Action Anticipation. The task of action anticipation from videos [19] revolves around predicting future actions based on a specific segment of the video. With recent advancements in foundational vision models and the availability of large-scale human-centric datasets [9, 10], this domain has gained significant attention.
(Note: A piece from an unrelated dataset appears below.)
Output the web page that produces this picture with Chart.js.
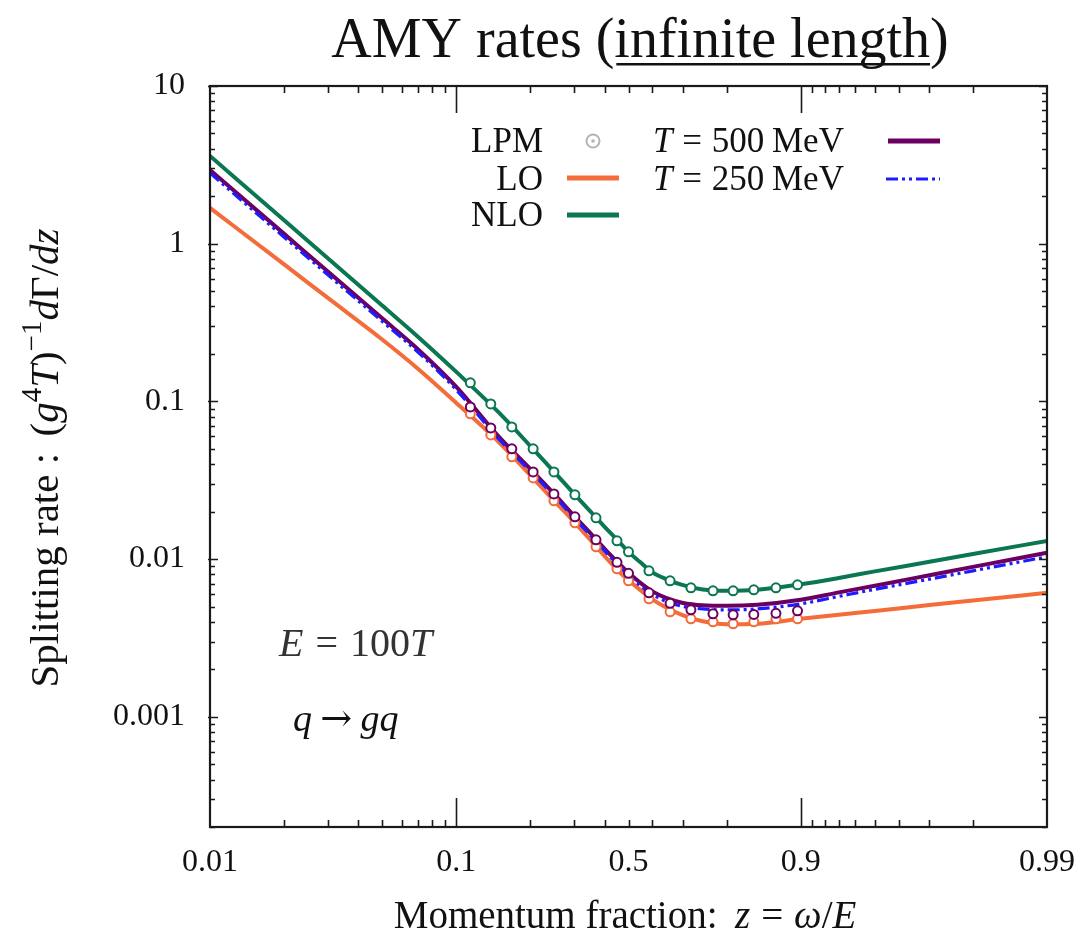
<!DOCTYPE html>
<html><head><meta charset="utf-8">
<script src="https://cdn.jsdelivr.net/npm/chart.js@4.4.1/dist/chart.umd.min.js"></script>
<style>html,body{margin:0;padding:0;background:#fff;} #wrap{width:1080px;height:939px;position:relative;}</style>
</head><body><div id="wrap"><canvas id="c"></canvas></div>
<script>
// ---------------- data ----------------
const zGrid    = [0.01,0.02,0.03,0.05,0.07,0.1,0.15,0.2,0.25,0.3,0.35,0.4,0.45,0.5,0.55,0.6,0.65,0.7,0.75,0.8,0.85,0.9,0.93,0.95,0.97,0.98,0.99];
const rateNLO  = [3.60,1.406,0.812,0.4055,0.2564,0.1538,0.0839,0.0520,0.0356,0.0260,0.02005,0.01603,0.01324,0.01111,0.00961,0.00823,0.00744,0.00683,0.00642,0.00629,0.00638,0.00692,0.00759,0.00836,0.00961,0.01076,0.01305];
const rateT500 = [2.934,1.154,0.668,0.3363,0.2136,0.1236,0.0589,0.0372,0.0258,0.01888,0.01461,0.01161,0.00961,0.00818,0.00712,0.00624,0.00565,0.00527,0.00509,0.00505,0.00513,0.00552,0.00615,0.00678,0.00790,0.00892,0.01096];
const rateT250 = [2.81,1.10,0.638,0.322,0.205,0.1183,0.0569,0.036,0.0251,0.0183,0.0142,0.01128,0.00927,0.00789,0.00681,0.00597,0.00538,0.00501,0.00483,0.00476,0.00483,0.0052,0.0058,0.00643,0.00746,0.00842,0.01034];
const rateLO   = [1.685,0.739,0.4545,0.247,0.1607,0.0978,0.0545,0.0340,0.0233,0.0173,0.01324,0.01044,0.00855,0.00733,0.0064,0.00556,0.00491,0.00439,0.00403,0.00386,0.00389,0.00418,0.00444,0.00469,0.00511,0.00546,0.00611];

const zLPM    = [0.114,0.138,0.168,0.205,0.249,0.303,0.369,0.449,0.5,0.587,0.661,0.721,0.773,0.812,0.845,0.874,0.897];
const lpmNLO  = [0.1311,0.0964,0.0689,0.0500,0.0357,0.02555,0.01826,0.01305,0.01111,0.00842,0.00728,0.00657,0.00629,0.00629,0.00638,0.00657,0.00687];
const lpmT500 = [0.0923,0.0679,0.0500,0.0357,0.0259,0.01853,0.01324,0.00954,0.00812,0.00611,0.00524,0.00477,0.0045,0.00443,0.00446,0.00453,0.0047];
const lpmLO   = [0.0834,0.0613,0.0445,0.0327,0.0234,0.01698,0.01196,0.00868,0.00728,0.0056,0.00463,0.00418,0.004,0.00389,0.004,0.00418,0.00418];

const xTickValues = [0.01,0.1,0.5,0.9,0.99];
const xTickLabels = ['0.01','0.1','0.5','0.9','0.99'];
const xMajorMarks = [0.1,0.9];
const xMinorMarks = [0.02,0.03,0.04,0.05,0.06,0.07,0.08,0.09,0.2,0.3,0.4,0.5,0.6,0.7,0.8,0.91,0.92,0.93,0.94,0.95,0.96,0.97,0.98];
const yTickValues = [0.001,0.01,0.1,1,10];
const yTickLabels = ['0.001','0.01','0.1','1','10'];
const yMinorMantissas = [2,3,4,5,6,7,8,9];
const yDecades = [1e-4,1e-3,1e-2,1e-1,1];

const C_NLO = '#0a7752', C_LO = '#f36c3a', C_500 = '#6c0062', C_250 = '#1c1cff', C_LPM = '#b4b4b4';
const FAM = "'Liberation Serif','Times New Roman',serif";

// ---------------- custom momentum-fraction axis ----------------
const g = z => z <= 0.5 ? Math.log10(z) : 2*Math.log10(0.5) - Math.log10(1 - z);
const gInv = t => t <= Math.log10(0.5) ? Math.pow(10, t) : 1 - Math.pow(10, 2*Math.log10(0.5) - t);
class ZFracScale extends Chart.LinearScale {
  buildTicks() { return xTickValues.map(v => ({value: v})); }
  configure() { super.configure(); this._g0 = g(this.min); this._g1 = g(this.max); }
  getPixelForValue(v) {
    if (v === null || v === undefined || isNaN(v)) return NaN;
    return this.getPixelForDecimal((g(v) - this._g0) / (this._g1 - this._g0));
  }
  getValueForPixel(p) { return gInv(this._g0 + this.getDecimalForPixel(p) * (this._g1 - this._g0)); }
}
ZFracScale.id = 'zfrac';
ZFracScale.defaults = {};
Chart.register(ZFracScale);

// ---------------- text helper ----------------
function runs(ctx, parts, x, y, size, align, color) {
  const font = st => {
    if (st === 'a') return size + "px 'DejaVu Serif',serif";
    return ((st === 'i' || st === 'supi') ? 'italic ' : '') +
      ((st === 'sup' || st === 'supi') ? Math.round(size * 0.7) : size) + 'px ' + FAM;
  };
  let w = 0;
  const items = parts.map(([t, st]) => {
    if (st === 'sp') { const ww = t * size; w += ww; return {t: '', st, w: ww}; }
    ctx.font = font(st); const ww = ctx.measureText(t).width; w += ww; return {t, st, w: ww};
  });
  let cx = align === 'center' ? x - w / 2 : align === 'right' ? x - w : x;
  const start = cx;
  ctx.fillStyle = color; ctx.textBaseline = 'alphabetic'; ctx.textAlign = 'left';
  const pos = [];
  for (const it of items) {
    pos.push(cx);
    if (it.t) {
      ctx.font = font(it.st);
      ctx.fillText(it.t, cx, (it.st === 'sup' || it.st === 'supi') ? y - size * 0.42 : y);
    }
    cx += it.w;
  }
  pos.push(cx);
  return {start, w, pos};
}

const decor = {
  id: 'decor',
  afterDatasetsDraw(chart) {
    const ctx = chart.ctx, a = chart.chartArea, xs = chart.scales.x, ys = chart.scales.y;
    ctx.save();
    ctx.strokeStyle = '#1a1a1a'; ctx.lineWidth = 1.6;
    ctx.beginPath();
    for (const z of xMinorMarks) {
      const p = Math.round(xs.getPixelForValue(z)) + 0.5;
      ctx.moveTo(p, a.bottom); ctx.lineTo(p, a.bottom - 7);
      ctx.moveTo(p, a.top); ctx.lineTo(p, a.top + 7);
    }
    for (const z of xMajorMarks) {
      const p = Math.round(xs.getPixelForValue(z)) + 0.5;
      ctx.moveTo(p, a.bottom); ctx.lineTo(p, a.bottom - 29);
      ctx.moveTo(p, a.top); ctx.lineTo(p, a.top + 27);
    }
    for (const d of yDecades) for (const m of yMinorMantissas) {
      const v = d * m; if (v < ys.min || v > ys.max) continue;
      const p = Math.round(ys.getPixelForValue(v)) + 0.5;
      ctx.moveTo(a.left, p); ctx.lineTo(a.left + 5, p);
      ctx.moveTo(a.right, p); ctx.lineTo(a.right - 5, p);
    }
    for (const v of yTickValues) {
      const p = Math.round(ys.getPixelForValue(v)) + 0.5;
      ctx.moveTo(a.left - 2, p); ctx.lineTo(a.left + 8, p);
      ctx.moveTo(a.right + 1, p); ctx.lineTo(a.right - 8, p);
    }
    ctx.stroke();
    ctx.lineWidth = 2.2;
    ctx.strokeRect(a.left, a.top, a.right - a.left, a.bottom - a.top);

    // legend
    const lg = 35;
    runs(ctx, [['LPM','n']], 543, 152, lg, 'right', '#111');
    runs(ctx, [['LO','n']], 543, 190, lg, 'right', '#111');
    runs(ctx, [['NLO','n']], 543, 226, lg, 'right', '#111');
    ctx.strokeStyle = C_LPM; ctx.lineWidth = 2;
    ctx.beginPath(); ctx.arc(593, 141, 6.5, 0, 2*Math.PI); ctx.stroke();
    ctx.fillStyle = C_LPM; ctx.beginPath(); ctx.arc(593, 141, 1.8, 0, 2*Math.PI); ctx.fill();
    ctx.lineCap = 'butt';
    ctx.lineWidth = 5; ctx.strokeStyle = C_LO;
    ctx.beginPath(); ctx.moveTo(567, 178); ctx.lineTo(619, 178); ctx.stroke();
    ctx.strokeStyle = C_NLO;
    ctx.beginPath(); ctx.moveTo(567, 215); ctx.lineTo(619, 215); ctx.stroke();
    ctx.strokeStyle = C_500;
    ctx.beginPath(); ctx.moveTo(888, 141); ctx.lineTo(940, 141); ctx.stroke();
    ctx.lineWidth = 3; ctx.strokeStyle = C_250; ctx.setLineDash([12,4,3,4,3,4]);
    ctx.beginPath(); ctx.moveTo(886, 179); ctx.lineTo(940, 179); ctx.stroke();
    ctx.setLineDash([]);
    const tRun = n => [['T','i'],[0.28,'sp'],['=','n'],[0.28,'sp'],[n,'n'],[0.22,'sp'],['MeV','n']];
    runs(ctx, tRun('500'), 653, 152, lg, 'left', '#111');
    runs(ctx, tRun('250'), 653, 190, lg, 'left', '#111');

    // annotations
    runs(ctx, [['E','i'],[0.3,'sp'],['=','n'],[0.3,'sp'],['100','n'],['T','i']], 279, 656, 40, 'left', '#333');
    runs(ctx, [['q','i'],[0.22,'sp'],['\u2192','a'],[0.22,'sp'],['gq','i']], 293, 731, 38, 'left', '#111');
    ctx.restore();
  },
  afterDraw(chart) {
    const ctx = chart.ctx;
    ctx.save();
    // title
    const r = runs(ctx, [['AMY rates (','n'],['infinite length','n'],[')','n']], 640, 57, 56, 'center', '#111');
    ctx.fillStyle = '#111';
    ctx.fillRect(r.pos[1] + 2, 63, r.pos[2] - r.pos[1] - 2, 2.5);
    // x title
    runs(ctx, [['Momentum fraction:','n'],[0.45,'sp'],['z','i'],[0.28,'sp'],['=','n'],[0.28,'sp'],['\u03C9','i'],['/','n'],['E','i']], 625, 928, 39, 'center', '#111');
    // y title
    ctx.translate(58, 458); ctx.rotate(-Math.PI/2);
    runs(ctx, [['Splitting rate :','n'],[0.4,'sp'],['(','n'],['g','i'],['4','sup'],['T','i'],[')','n'],['\u22121','sup'],['d','i'],['\u0393','n'],['/','n'],['d','i'],['z','i']], 0, 0, 41, 'center', '#111');
    ctx.restore();
  }
};

// ---------------- chart ----------------
const line = (label, vals, color, width, dash) => ({
  label, data: zGrid.map((z, i) => ({x: z, y: vals[i]})),
  borderColor: color, borderWidth: width, borderDash: dash || [], pointRadius: 0,
  fill: false, cubicInterpolationMode: 'monotone', borderCapStyle: 'butt', borderJoinStyle: 'round'
});
const marks = (label, vals, color) => ({
  label, data: zLPM.map((z, i) => ({x: z, y: vals[i]})), showLine: false,
  borderColor: color, backgroundColor: '#fff', borderWidth: 2, pointBorderWidth: 2,
  pointRadius: 4.5, pointStyle: 'circle'
});

new Chart(document.getElementById('c'), {
  type: 'line',
  data: { datasets: [
    marks('LPM NLO', lpmNLO, C_NLO),
    marks('LPM T=500', lpmT500, C_500),
    marks('LPM LO', lpmLO, C_LO),
    line('T = 250 MeV', rateT250, C_250, 3.2, [12,4,3,4,3,4]),
    line('T = 500 MeV', rateT500, C_500, 4),
    line('NLO', rateNLO, C_NLO, 4),
    line('LO', rateLO, C_LO, 4)
  ]},
  options: {
    responsive: true, maintainAspectRatio: false, animation: false, devicePixelRatio: 1,
    layout: { padding: { top: 86, right: 33, left: 0, bottom: 0 } },
    plugins: { legend: { display: false }, tooltip: { enabled: false }, title: { display: false } },
    scales: {
      x: {
        type: 'zfrac', min: 0.01, max: 0.99,
        grid: { display: false, drawTicks: false }, border: { display: false },
        ticks: { autoSkip: false, maxRotation: 0, padding: 16, color: '#111',
          font: { family: FAM, size: 32 },
          callback: (v) => { const i = xTickValues.indexOf(v); return i >= 0 ? xTickLabels[i] : ''; } },
        afterFit: s => { s.height = 112; s.paddingLeft = 0; s.paddingRight = 0; }
      },
      y: {
        type: 'logarithmic', min: 2e-4, max: 10,
        grid: { display: false, drawTicks: false }, border: { display: false },
        afterBuildTicks: s => { s.ticks = yTickValues.map(v => ({value: v, major: true})); },
        ticks: { autoSkip: false, padding: 25, color: '#111', font: { family: FAM, size: 32 },
          callback: (v) => { const i = yTickValues.indexOf(v); return i >= 0 ? yTickLabels[i] : ''; } },
        afterFit: s => { s.width = 210; s.paddingTop = 0; s.paddingBottom = 0; }
      }
    }
  },
  plugins: [decor]
});
</script>
</body></html>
Many recent approaches have been developed to predict a single future action within a short time frame, typically spanning a few seconds [13, 14, 31, 35, 34, 12, 16, 32]. However, a notable emerging trend is long-term action anticipation, which emphasizes predicting a sequence of future actions occurring in the distant future from a lengthy video [11, 1, 22, 34, 2, 17]. While much attention has been paid to predicting long-term actions with ample video context, limited research has addressed using short video contexts to predict long-term future action sequences. Particularly in this challenging domain, a deep understanding of the scene objects and their contextual utilization can be helpful.

3 Knowledge Guided Action Anticipation

In this section, we introduce the two main components of our approach: 1) a transformer-based architecture to extract future actions based on [17] (see Section 3.2) and 2) a neuro-symbolic architecture to extract affordances from video frames (see Section 3.3). Subsequently, in Section 3.4, we introduce how the domain knowledge from our neuro-symbolic pipeline can be utilized to re-focus the attention of the video transformer by introducing a correction matrix to its attention mechanism.

3.1 Problem Setup

Given an observed video segment $\mathbf{V}_{O}$ , we create a policy $\mathbf{a}=\pi(\mathbf{V}_{O})$ that predicts a sequence of actions $\mathbf{a}$ happening after the end of $\mathbf{V}_{O}$ . The video sequence $\mathbf{V}_{O}\in\mathcal{R}^{H\times W\times C\times N}$ is represented as a four-dimensional matrix describing the height $H$ , width $W$ , and channels $C$ of each video frame $\mathbf{V}_{i}$ , and the number of frames $N$ .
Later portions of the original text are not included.